The exhibit will be on display through July 15 at Newark ArtSpace.
A statewide coalition of doulas, community leaders, healthcare providers, artists, and advocates has created The Courage in Care: Community Doulas and the Joyful Revolution of Birth, a first-of-its-kind immersive exhibit that uses photojournalism, audio storytelling, and multisensory environments to celebrate the work of New Jersey's community doulas.
While New Jersey has made progress toward becoming the safest and most equitable state in which to have and raise a baby, not all communities have benefited equally. Black women are nearly seven times more likely to die from pregnancy-related complications than white women, and Black infants are more than three times as likely to die before their first birthday.
Community doulas—trusted, culturally rooted birth workers—help reduce these inequities in health outcomes for babies and their families by providing essential physical, emotional, and informational support during pregnancy, birth, and the postpartum months. Their presence leads to healthier parents and babies, especially in communities historically impacted by systemic inequities.
The exhibit will be on display through July 15 at Newark ArtSpace at Vermella Broad Street, 355 Broad Street, Newark. The exhibit formally opened on April 29 with a reception, poetry reading, and panel discussion.
The Courage in Care is more than an exhibit—it's a love letter to the doulas, birthing parents, and communities reshaping what it means to give and receive dignified, culturally grounded care.
The exhibit was developed under the guidance and leadership of an advisory council of community doulas and maternal health advocates from across New Jersey.
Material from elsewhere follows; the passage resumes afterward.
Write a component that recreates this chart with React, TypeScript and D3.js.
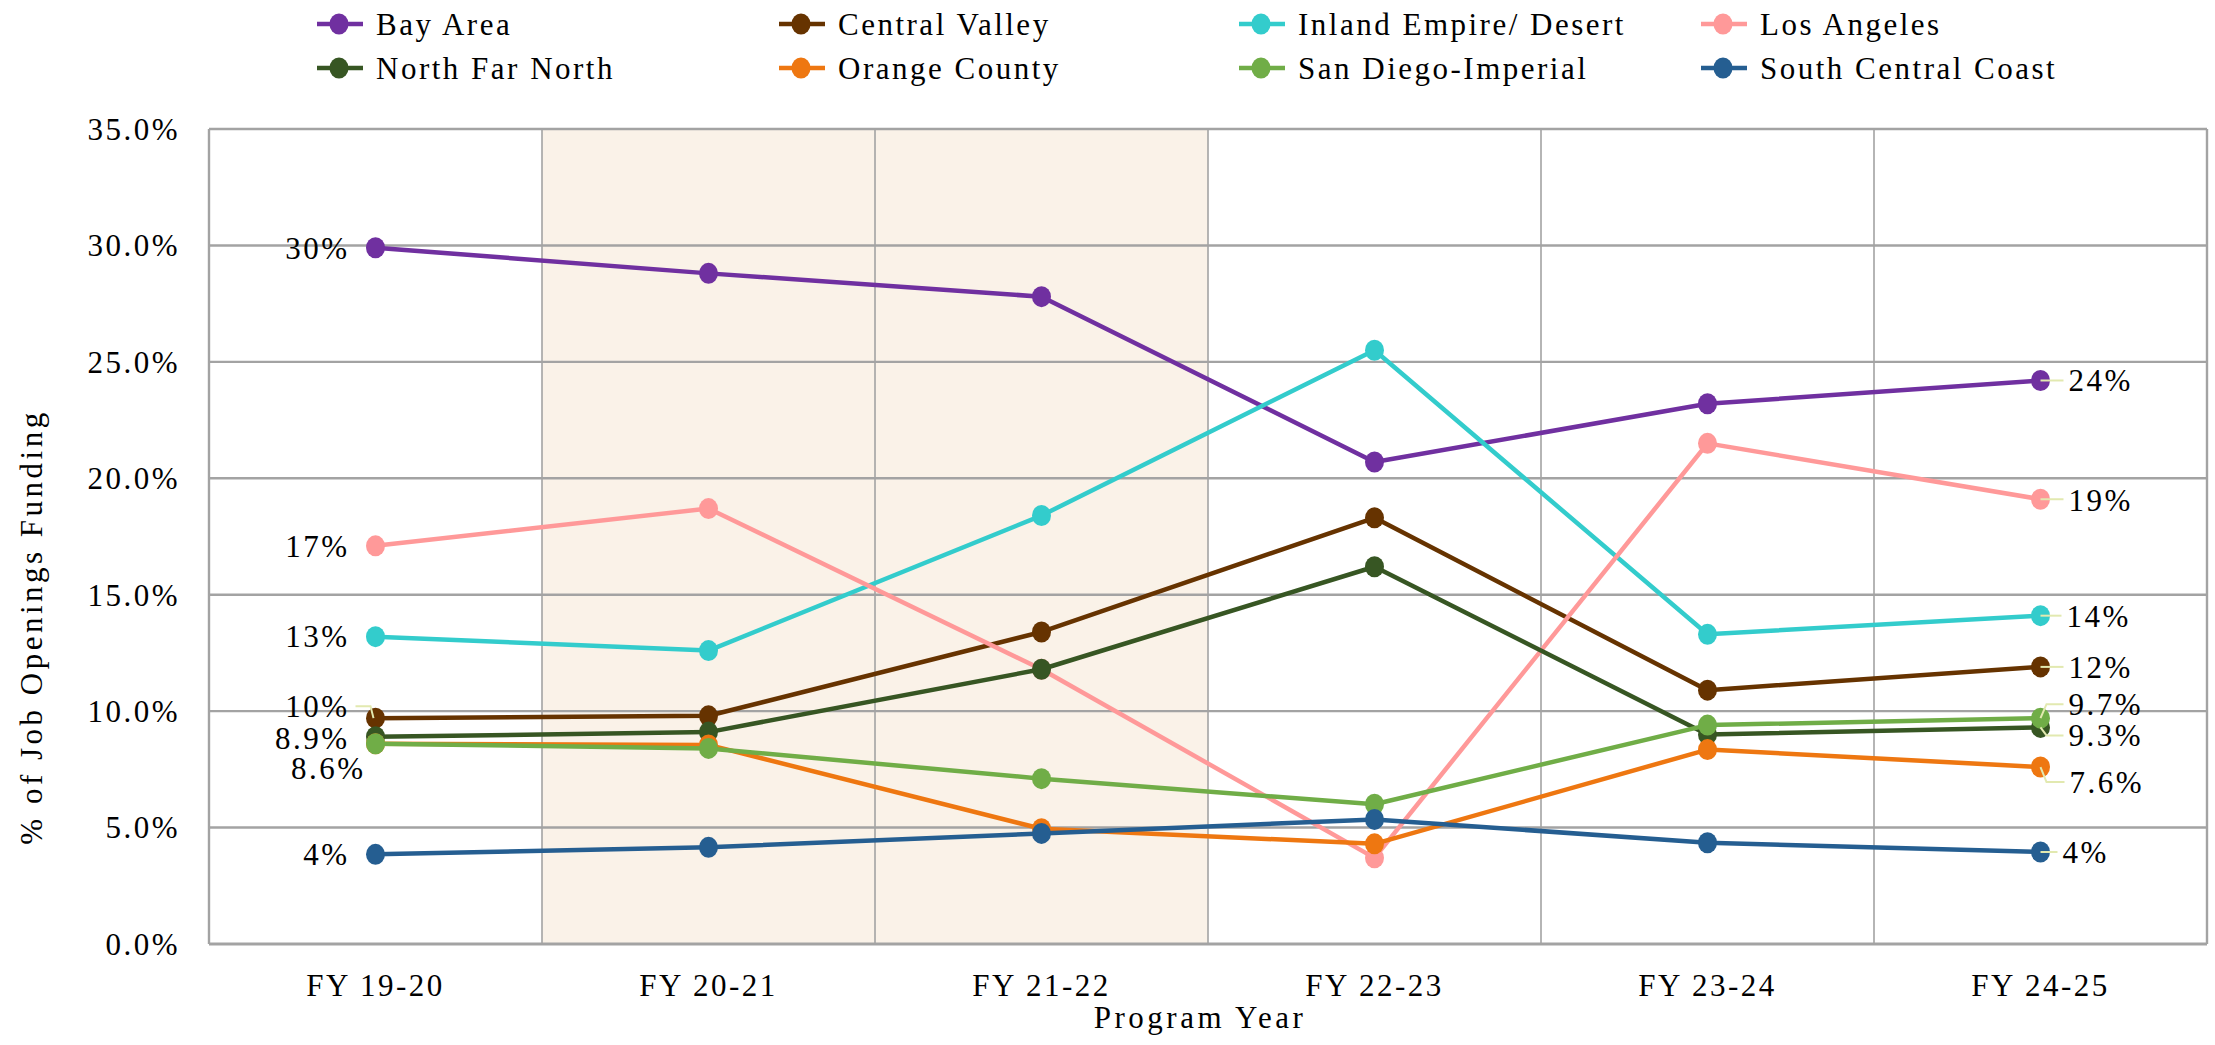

With support from social justice strategy consultants Narrative Initiative and In Good Company, a community design workshop, these birth workers shaped the stories, themes, and vision that bring The Courage in Care to life.
NJPAC's Arts & Well-Being Department, which harnesses the power of the arts to advance positive health outcomes, is producing events associated with the exhibit.
“Community doulas show up with presence, trust, and compassion—often when the system does not. The Courage in Care uplifts their voices and calls on all of us to build a maternal health system rooted in dignity, respect, and high-quality care,” says Atiya Weiss, Executive Director of the Burke Foundation.
“Raising awareness of a doula's invaluable impact on maternal health outcomes is a critically important aspect of pushing birth justice forward,” says Dr. Sherri-Ann Butterfield, Senior Vice President of Social Impact at NJPAC.
Supported by the Burke Foundation, Ascend at the Aspen Institute, MERCK for Mothers, Community Health Acceleration Partnership, Turrell Fund, The MCJ Amelior Foundation, Robert Wood Johnson Foundation, and Bristol Myers Squibb, The Courage in Care reflects a larger, nationwide trend toward reimagining maternal health.
The exhibit illustrates the ways doulas can help reduce maternal and infant health disparities in communities of color. Doulas provide essential support to birthing families throughout pregnancy, during childbirth in both healthcare settings and homes, and throughout the postpartum period. Their services also reduce healthcare costs by minimizing the need for medical interventions in deliveries.
This exhibit—which includes photos of New Jersey families with their community doulas as well as displays that mirror real-life settings such as a family's living room and a doula's working desk—aims to raise awareness of the assistance doulas can offer birthing families, to promote policy reforms that increase doula compensation and make their work more sustainable, and to make doula care more widely available. The installation includes imagery of doula support for birthing families and an area for processing grief and loss. The Courage in Care exhibit also offers practical information for families on such topics as how to have doula support covered by health insurers.
In New Jersey and nationally, Black and Brown families suffer much higher rates of maternal and infant mortality and preventable birth complications than their white counterparts, and doulas play an important role in reversing those trends. Parents who experience doula-assisted births are two times less likely to experience a birth complication and four times less likely to have low-birth-weight babies. Those assisted by doulas are more likely to initiate breastfeeding and are more likely to be satisfied with the care they receive, according to research done by the Commonwealth Fund, a health equity research organization.
“I'm still hearing: ‘I need you to be there because I don't want to die.' That level of anxiety, despair, and fear when it comes to birthing in New Jersey still exists,” says Dr. Michelle Gabriel-Caldwell of Baby, Please! Birth Services, a veteran West Orange doula and birth educator, who participated in a panel discussion marking the exhibit's opening celebration.
“The work doulas do speaks to the very essence of what it means to be human,” says Rinku Sen, Executive Director, Narrative Initiative, who helped shape the vision of The Courage in Care exhibit. “The essence of being human, to my mind, is to love and care for yourself, for the people around you and for the systems that keep us going.”